If you click on the “child” link on that page, it takes you through to another page which includes sections on “Before you start”, “What you need to know” and “How to apply”. Again, there is no mention in any of those pages of the sole responsibility rule.
The ‘What you need to know’ page actually says:
As a PBS or Appendix W dependant child, you can:
- stay in the UK for the same length of time as your parent
“Parent” is singular. But the sole responsibility rule means that you cannot stay in the UK with your parent if your other parent is still in your life but is not coming to the UK.

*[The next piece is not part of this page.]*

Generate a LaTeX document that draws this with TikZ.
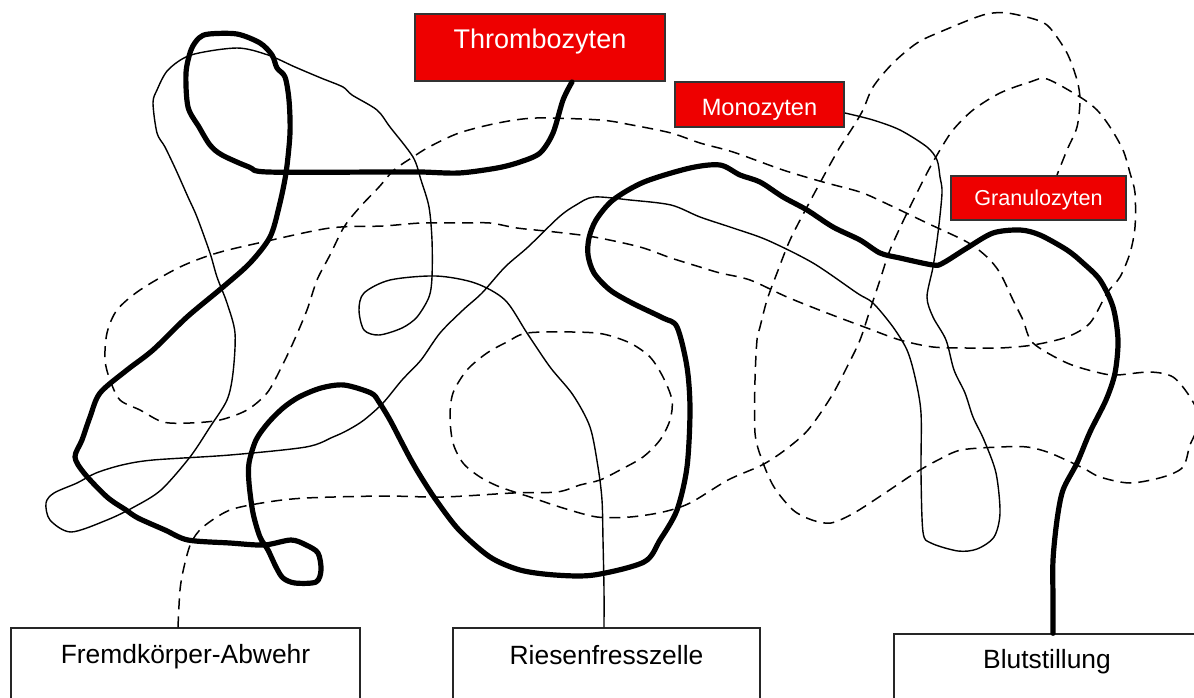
\documentclass[tikz,border=0pt]{standalone}
\usepackage{fontspec}
\setmainfont{Liberation Sans}
\definecolor{cellred}{RGB}{238,0,0}
\begin{document}
\begin{tikzpicture}[x=0.5pt,y=-0.5pt,
	  cellbox/.style={draw=black!80, line width=1pt, fill=cellred, text=white, inner sep=0pt},
	  taskbox/.style={draw=black!85, line width=0.7pt, fill=white, inner sep=0pt},
	  platelet/.style={line width=2.6pt, line join=round, line cap=round},
	  monocyte/.style={line width=0.7pt, line join=round},
	  granulocyte/.style={line width=0.75pt, dash pattern=on 5.5pt off 3.5pt}]

	  \clip (0,0) rectangle (1194,697);

	  % cells
	  \node[cellbox, minimum width=125pt, minimum height=33.5pt, font=\fontsize{13.5}{16}\selectfont,
	    text height=9.7pt, text depth=8.5pt] (throm) at (540,47.5) {Thrombozyten};
	  \node[cellbox, minimum width=84.5pt, minimum height=22.5pt, font=\fontsize{11.8}{14}\selectfont,
	    text height=10.9pt, text depth=0pt] (mono) at (759.5,104.5) {Monozyten};
	  \node[cellbox, minimum width=87.5pt, minimum height=22pt, font=\fontsize{10.8}{13}\selectfont,
	    text height=7.7pt, text depth=0pt] (gran) at (1038.5,198) {Granulozyten};

	  % tasks
	  \node[taskbox, minimum width=174.5pt, minimum height=46pt, font=\fontsize{13.2}{16}\selectfont,
	    text height=9.45pt, text depth=20pt] (fremd) at (185.5,674) {Fremdkörper-Abwehr};
	  \node[taskbox, minimum width=153.5pt, minimum height=46pt, font=\fontsize{13.2}{16}\selectfont,
	    text height=9.45pt, text depth=19pt] (ries) at (606.5,674) {Riesenfresszelle};
	  \node[taskbox, minimum width=153pt, minimum height=43pt, font=\fontsize{13.2}{16}\selectfont,
	    text height=9.45pt, text depth=18pt] (blut) at (1047,677) {Blutstillung};

	  % Thrombozyten -> Blutstillung
	  \draw[platelet] plot[smooth, tension=0.5] coordinates {(throm.south -| 572,0)
	    (563,100) (553,133) (540,153) (520,162) (497,168) (459,173) (421,172) (383,172) (268,172)
	    (249,167) (222,155) (210,145) (199,127) (188,107) (186,73) (191,50) (199,38) (209,34)
	    (237,34) (260,43) (272,55) (277,68) (285,77) (289,100) (290,133) (286,173) (279,207)
	    (270,237) (250,263) (223,287) (187,317) (153,350) (127,370) (100,393) (90,417) (82,440)
	    (75,457) (84,473) (107,497) (126,510) (138,518) (165,530) (188,540) (230,543) (264,545)
	    (291,540) (306,545) (318,553) (321,570) (316,582) (295,583) (283,578) (276,567) (268,550)
	    (260,537) (253,513) (249,483) (249,463) (256,440) (268,423) (283,408) (299,397) (321,388)
	    (344,385) (371,393) (379,402) (390,420) (402,443) (411,460) (421,477) (436,500) (459,530)
	    (490,557) (520,570) (555,575) (594,575) (644,562) (660,540) (677,510) (687,467) (690,410)
	    (687,367) (677,327) (663,318) (632,303) (610,290) (594,273) (588,255) (589,238) (596,220)
	    (613,200) (644,182) (690,168) (720,165) (740,175) (760,182) (783,197) (807,210) (833,227)
	    (860,240) (880,253) (900,258) (933,265) (943,263) (967,248) (993,233) (1020,230) (1040,235)
	    (1067,250) (1083,263) (1100,280) (1113,307) (1118,340) (1115,373) (1106,400) (1090,432)
	    (1077,463) (1063,490) (1057,520) (1053,560) (1053,600) (blut.north -| 1053,0)};

	  % Monozyten -> Riesenfresszelle
	  \draw[monocyte] plot[smooth, tension=0.5] coordinates {(mono.east |- 0,113)
	    (873,120) (900,130) (927,147) (937,160) (940,177) (942,193) (938,233) (933,267) (927,297)
	    (933,317) (946,340) (954,370) (965,393) (973,417) (984,440) (996,473) (1000,513) (994,537)
	    (977,549) (958,551) (931,543) (923,532) (921,473) (921,413) (915,377) (907,350) (893,327)
	    (873,303) (857,293) (813,263) (767,240) (733,228) (700,217) (671,205) (630,200) (594,197)
	    (576,205) (559,217) (528,247) (505,267) (482,293) (463,310) (440,333) (421,360) (402,380)
	    (383,403) (364,420) (348,430) (333,437) (306,447) (230,455) (153,460) (122,465) (96,473)
	    (77,483) (54,493) (46,503) (50,520) (71,532) (107,520) (134,507) (161,490) (190,457)
	    (210,427) (227,400) (233,373) (235,333) (227,303) (217,277) (210,253) (197,217) (188,197)
	    (176,170) (165,147) (157,133) (153,103) (157,90) (168,70) (191,55) (237,48) (268,55)
	    (295,67) (321,78) (343,87) (352,95) (377,110) (390,127) (413,157) (421,180) (429,207)
	    (432,240) (432,277) (429,297) (417,317) (402,328) (379,335) (364,330) (359,310) (364,293)
	    (390,280) (436,276) (475,283) (505,300) (527,333) (550,367) (573,395) (590,427) (598,467)
	    (602,500) (603,540) (604,590) (ries.north -| 604,0)};

	  % Granulozyten -> Fremdkoerper-Abwehr
	  \draw[granulocyte] plot[smooth, tension=0.5] coordinates {(fremd.north -| 178,0)
	    (180,590) (184,567) (191,543) (203,527) (230,510) (268,502) (306,498) (383,496) (443,497)
	    (513,493) (557,492) (580,485) (600,480) (620,470) (643,457) (660,440) (670,420) (672,400)
	    (663,377) (650,357) (630,343) (603,334) (573,332) (527,333) (507,342) (487,353) (467,370)
	    (453,393) (450,417) (453,443) (463,463) (480,477) (500,487) (530,497) (563,508) (597,517)
	    (630,517) (663,512) (690,503) (728,480) (762,465) (785,450) (808,430) (831,397) (847,367)
	    (860,340) (870,310) (880,280) (890,250) (907,213) (927,173) (940,150) (953,130) (973,110)
	    (1000,93) (1030,82) (1047,79) (1080,97) (1097,110) (1110,127) (1123,150) (1130,173)
	    (1135,193) (1135,227) (1130,253) (1120,277) (1107,293) (1090,323) (1067,337) (1033,345)
	    (1000,348) (967,348) (933,347) (900,340) (867,328) (827,313) (787,297) (750,280) (720,273)
	    (700,267) (671,258) (640,247) (594,237) (555,232) (517,228) (490,223) (459,223) (421,223)
	    (383,226) (330,228) (263,242) (217,253) (180,267) (140,290) (117,310) (107,333) (105,360)
	    (110,380) (120,400) (140,410) (163,422) (190,423) (220,420) (247,410) (267,393) (280,370)
	    (293,343) (307,310) (317,280) (330,255) (344,227) (360,207) (379,187) (394,170) (413,157)
	    (429,147) (459,133) (498,123) (536,118) (600,120) (632,125) (671,133) (700,143) (733,152)
	    (783,170) (823,182) (860,192) (883,202) (927,223) (967,242) (987,257) (1000,273) (1013,300)
	    (1023,320) (1033,343) (1067,363) (1100,373) (1117,375) (1150,372) (1173,377) (1190,397)
	    (1200,420) (1190,445) (1183,467) (1163,477) (1130,483) (1100,477) (1083,468) (1050,453)
	    (1027,447) (1000,447) (961,450) (938,460) (915,473) (885,493) (854,513) (831,523) (812,520)
	    (793,510) (774,487) (762,460) (755,433) (755,380) (757,340) (760,327) (767,300) (777,273)
	    (790,240) (807,207) (827,170) (840,147) (853,127) (863,110) (873,87) (893,63) (917,43)
	    (940,32) (983,15) (1007,13) (1037,20) (1050,28) (1067,53) (1077,80) (1080,100) (1077,127)
	    (1067,150) (gran.north -| 1057,0)};
\end{tikzpicture}
\end{document}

The gov.uk pages do refer to the guidance (a mere 23 pages in this case). It says:
For any dependant child applying;
- both of the applicant’s parents must either be lawfully present (other than as a visitor) in the UK, or being granted entry clearance or leave to remain (other than as a visitor) at the same time as the applicant; or
- one parent must be lawfully present (other than as a visitor) in the UK and the other is being granted entry clearance or leave to remain (other than as a visitor) at the same time as the applicant, unless:
- The Main Applicant is the applicant’s sole surviving parent, or
- The Main Applicant is the parent that has and has had sole responsibility for the applicant’s upbringing; or
- there are serious or compelling family or other considerations which would make it desirable not to refuse the application and suitable arrangements have been made in the UK for the applicant’s care.

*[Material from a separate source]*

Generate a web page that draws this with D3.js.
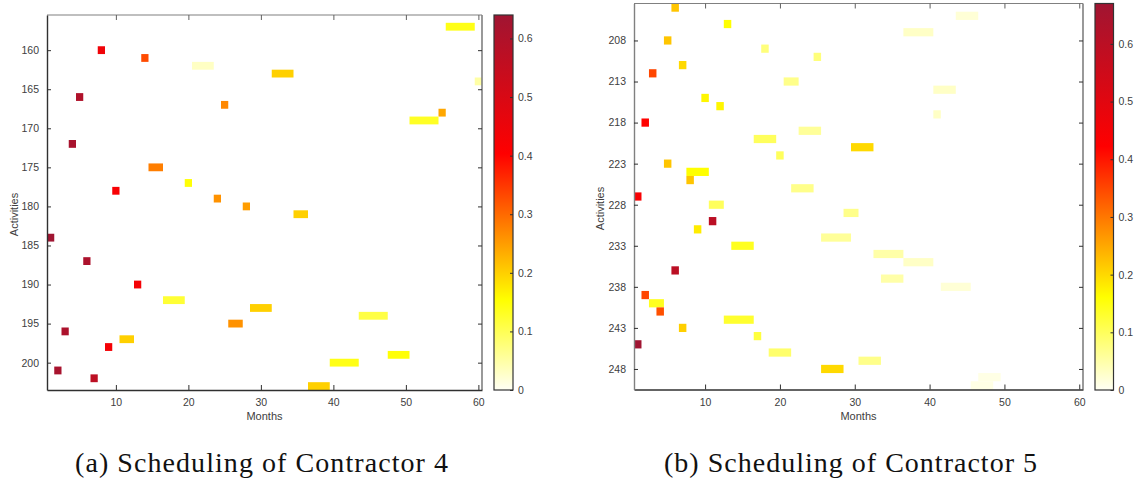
<!DOCTYPE html>
<html>
<head>
<meta charset="utf-8">
<script src="https://cdn.jsdelivr.net/npm/d3@7"></script>
<style>
  html, body { margin: 0; padding: 0; background: #fff; }
  svg { display: block; }
  .cap { font-family: "Liberation Serif", "Times New Roman", Times, serif; }
  .sans { font-family: "Liberation Sans", Arial, Helvetica, sans-serif; }
</style>
</head>
<body>
<svg id="chart" width="1139" height="481"></svg>
<script>
// ---------- Data: Contractor 4 ----------
const c4Activity = [157,160,161,162,163,164,166,167,168,169,172,175,177,178,179,180,181,184,187,190,192,193,194,195,196,197,198,199,200,201,202,203];
const c4Start    = [ 56,  8, 14, 21, 32, 60,  5, 25, 55, 51,  4, 15, 20, 10, 24, 28, 35,  1,  6, 13, 17, 29, 44, 26,  3, 11,  9, 48, 40,  2,  7, 37];
const c4End      = [ 59,  8, 14, 23, 34, 60,  5, 25, 55, 54,  4, 16, 20, 10, 24, 28, 36,  1,  6, 13, 19, 31, 47, 27,  3, 12,  9, 50, 43,  2,  7, 39];
const c4Value    = [0.14,0.44,0.33,0.03,0.20,0.05,0.60,0.27,0.24,0.13,0.62,0.28,0.15,0.42,0.26,0.25,0.20,0.64,0.61,0.43,0.12,0.20,0.11,0.26,0.61,0.20,0.43,0.15,0.14,0.62,0.57,0.20];

// ---------- Data: Contractor 5 ----------
const c5Activity = [204,205,206,207,208,209,210,211,212,213,214,215,216,217,218,219,220,221,222,223,224,225,226,227,228,229,230,231,232,233,234,235,236,237,238,239,240,241,242,243,244,245,246,247,248,249,250];
const c5Start    = [  6, 44, 13, 37,  5, 18, 25,  7,  3, 21, 41, 10, 12, 41,  2, 23, 17, 30, 20,  5,  8,  8, 22,  1, 11, 29, 11,  9, 26, 14, 33, 37,  6, 34, 42,  2,  3,  4, 13,  7, 17,  1, 19, 31, 26, 47, 46];
const c5End      = [  6, 46, 13, 40,  5, 18, 25,  7,  3, 22, 43, 10, 12, 41,  2, 25, 19, 32, 20,  5, 10,  8, 24,  1, 12, 30, 11,  9, 29, 16, 36, 40,  6, 36, 45,  2,  4,  4, 16,  7, 17,  1, 21, 33, 28, 49, 48];
const c5Value    = [0.22,0.02,0.16,0.03,0.22,0.08,0.08,0.20,0.35,0.07,0.03,0.17,0.17,0.03,0.42,0.06,0.10,0.20,0.10,0.22,0.16,0.22,0.07,0.44,0.10,0.07,0.60,0.18,0.06,0.14,0.05,0.03,0.60,0.05,0.02,0.35,0.14,0.34,0.13,0.21,0.12,0.67,0.09,0.07,0.20,0.01,0.01];

// ---------- Axis ticks / labels ----------
const monthTicks = [10, 20, 30, 40, 50, 60];
const c4ActivityTicks = [160, 165, 170, 175, 180, 185, 190, 195, 200];
const c5ActivityTicks = [208, 213, 218, 223, 228, 233, 238, 243, 248];
const colorTicks = [0, 0.1, 0.2, 0.3, 0.4, 0.5, 0.6];
const c4ColorMax = 0.64;
const c5ColorMax = 0.67;
const xLabel = "Months";
const yLabel = "Activities";
const captions = ["(a) Scheduling of Contractor 4", "(b) Scheduling of Contractor 5"];

// colormap stops (fraction of colour range -> colour)
const cmapFrac   = [0, 0.24, 0.63, 1];
const cmapColors = ["#fffff4", "#ffff00", "#ff0000", "#a01532"];

const svg = d3.select("#chart");
const textGray = "#404040";

function drawPanel(cfg) {
  const rows = cfg.activity.map((a, i) => ({
    activity: a, start: cfg.start[i], end: cfg.end[i], value: cfg.value[i]
  }));
  const x = d3.scaleLinear().domain([0.5, 60.5]).range([cfg.x0, cfg.x1]);
  const y = d3.scaleLinear().domain(cfg.yDomain).range([cfg.y0, cfg.y1]);
  const color = d3.scaleLinear()
    .domain(cmapFrac.map(f => f * cfg.cmax))
    .range(cmapColors)
    .interpolate(d3.interpolateRgb)
    .clamp(true);

  const g = svg.append("g");

  // cells
  g.append("g").selectAll("rect").data(rows).join("rect")
    .attr("x", d => x(d.start - 0.5))
    .attr("y", d => y(d.activity - 0.5))
    .attr("width", d => x(d.end + 0.5) - x(d.start - 0.5))
    .attr("height", d => y(d.activity + 0.5) - y(d.activity - 0.5))
    .attr("fill", d => color(d.value));

  // box lines (top/right lighter)
  g.append("line").attr("x1", cfg.x0).attr("x2", cfg.x1).attr("y1", cfg.y0).attr("y2", cfg.y0)
    .attr("stroke", "#808080").attr("stroke-width", 1.2);
  g.append("line").attr("x1", cfg.x1).attr("x2", cfg.x1).attr("y1", cfg.y0).attr("y2", cfg.y1)
    .attr("stroke", "#808080").attr("stroke-width", 1.6);

  // bottom axis
  const xAxis = d3.axisBottom(x).tickValues(monthTicks).tickSizeInner(-5).tickSizeOuter(0).tickPadding(9);
  const gx = g.append("g").attr("transform", `translate(0,${cfg.y1})`).call(xAxis);
  // top axis ticks
  const xTop = d3.axisTop(x).tickValues(monthTicks).tickSizeInner(-5).tickSizeOuter(0).tickFormat("");
  const gxt = g.append("g").attr("transform", `translate(0,${cfg.y0})`).call(xTop);
  gxt.select(".domain").remove();
  gxt.selectAll("line").attr("stroke", "#606060");

  // left axis
  const yAxis = d3.axisLeft(y).tickValues(cfg.yTicks).tickSizeInner(-4).tickSizeOuter(0).tickPadding(8);
  const gy = g.append("g").attr("transform", `translate(${cfg.x0},0)`).call(yAxis);
  // right axis ticks
  const yRight = d3.axisRight(y).tickValues(cfg.yTicks).tickSizeInner(-4).tickSizeOuter(0).tickFormat("");
  const gyr = g.append("g").attr("transform", `translate(${cfg.x1},0)`).call(yRight);
  gyr.select(".domain").remove();
  gyr.selectAll("line").attr("stroke", "#303030");

  [gx, gy].forEach(a => {
    a.attr("font-family", null);
    a.select(".domain").attr("stroke", cfg.leftAxisColor).attr("stroke-width", 1.4);
    a.selectAll("line").attr("stroke", "#303030");
    a.selectAll("text").attr("class", "sans").attr("font-size", 10.5).attr("fill", textGray);
  });
  gx.select(".domain").attr("stroke", "#303030");

  // axis labels
  g.append("text").attr("class", "sans").attr("x", (cfg.x0 + cfg.x1) / 2).attr("y", 420)
    .attr("text-anchor", "middle").attr("font-size", 11)
    .attr("fill", textGray).text(xLabel);
  g.append("text").attr("class", "sans")
    .attr("transform", `translate(${cfg.yLabelX},${(cfg.y0 + cfg.y1) / 2 + 12}) rotate(-90)`)
    .attr("text-anchor", "middle").attr("font-size", 11)
    .attr("fill", textGray).text(yLabel);

  // colorbar
  const gradId = "grad" + cfg.id;
  const grad = svg.append("defs").append("linearGradient").attr("id", gradId)
    .attr("x1", 0).attr("x2", 0).attr("y1", 1).attr("y2", 0);
  grad.selectAll("stop").data(cmapFrac).join("stop")
    .attr("offset", d => d).attr("stop-color", (d, i) => cmapColors[i]);
  const cy = d3.scaleLinear().domain([0, cfg.cmax]).range([cfg.y1c, cfg.y0c]);
  g.append("rect").attr("x", cfg.cbx).attr("y", cfg.y0c).attr("width", cfg.cbw)
    .attr("height", cfg.y1c - cfg.y0c).attr("fill", `url(#${gradId})`)
    .attr("stroke", "#333").attr("stroke-width", 1.2);
  const cAxis = d3.axisRight(cy).tickValues(colorTicks).tickSizeInner(-3).tickSizeOuter(0)
    .tickPadding(5).tickFormat(d => d === 0 ? "0" : d3.format(".1f")(d));
  const gc = g.append("g").attr("transform", `translate(${cfg.cbx + cfg.cbw},0)`).call(cAxis);
  gc.attr("font-family", null);
  gc.select(".domain").remove();
  gc.selectAll("line").attr("stroke", "#303030");
  gc.selectAll("text").attr("class", "sans").attr("font-size", 10.5).attr("fill", textGray);

  // caption
  svg.append("text").attr("class", "cap").attr("x", cfg.capX).attr("y", 472)
    .attr("font-size", 28)
    .attr("textLength", 373).attr("lengthAdjust", "spacing")
    .attr("fill", "#111").text(cfg.caption);
}

drawPanel({
  id: 4, activity: c4Activity, start: c4Start, end: c4End, value: c4Value,
  x0: 47, x1: 482, y0: 15, y1: 390, yDomain: [155.5, 203.5], yTicks: c4ActivityTicks,
  cmax: c4ColorMax, cbx: 494, cbw: 19, y0c: 15, y1c: 390, yLabelX: 18,
  leftAxisColor: "#303030", caption: captions[0], capX: 75
});
drawPanel({
  id: 5, activity: c5Activity, start: c5Start, end: c5End, value: c5Value,
  x0: 634, x1: 1083, y0: 3.5, y1: 389.5, yDomain: [203.5, 250.5], yTicks: c5ActivityTicks,
  cmax: c5ColorMax, cbx: 1095, cbw: 18.5, y0c: 3.5, y1c: 390, yLabelX: 604,
  leftAxisColor: "#808080", caption: captions[1], capX: 664
});
</script>
</body>
</html>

This is all that’s said about this vastly complex requirement. No wonder an Oxford academic, and separately a GP, both failed to appreciate that they were at risk of failing to meet it.
Health warnings needed
I can fully appreciate why so many solo visa applicants are falling foul of what immigration lawyers may see as obvious requirements or very real risks.
Surely, when even doctors and academics are making errors, it’s time for the Home Office to overhaul the basic information on the website.
As an urgent and immediate fix, the Home Office could, for example, add some text along these lines to the basic gov.uk pages:
You should read the full policy guidance before you apply. This may be over 70 pages long in some cases (and we may update it at any time), and as it tends not to be structured very well, you need to read the whole document to have any chance of figuring out all the traps that have been set for you.
You may also wish to read the Immigration Rules. We’ve made these so fiendishly convoluted that a judge has described them as having “achieved a degree of complexity which even the Byzantine emperors would have envied”.
Where we use certain phrases, rely on an ordinary person’s interpretation of them at your peril.
For example, where we say the applicant must have “sole responsibility” for a child, what we actually mean is the other parent must have completely abdicated or abandoned parental responsibility and, crucially, you must be able to prove this to us (although we do not provide a list of acceptable evidence).
Where we mention a “cooling-off” period, what we mean is that if you try and renew your Tier 2 visa (we use the word “visa” when we mean a visa and also when we don’t mean a visa) overseas, you will be stuck outside the UK with no access to your new job, home or belongings for 12 months. This does not happen if you apply inside the UK, but we do not make that very clear in the 78-page guidance document we suggest you read.
We are not of the opinion that you need an immigration expert for your application.
Certainly, anyone who does find themselves challenging a refusal because information was not obvious or clear should consider presenting that fact along with the other grounds being relied on. The Home Office is providing a service — which often costs a significant amount in application fees — and applicants surely have a legal right to clear and transparent information.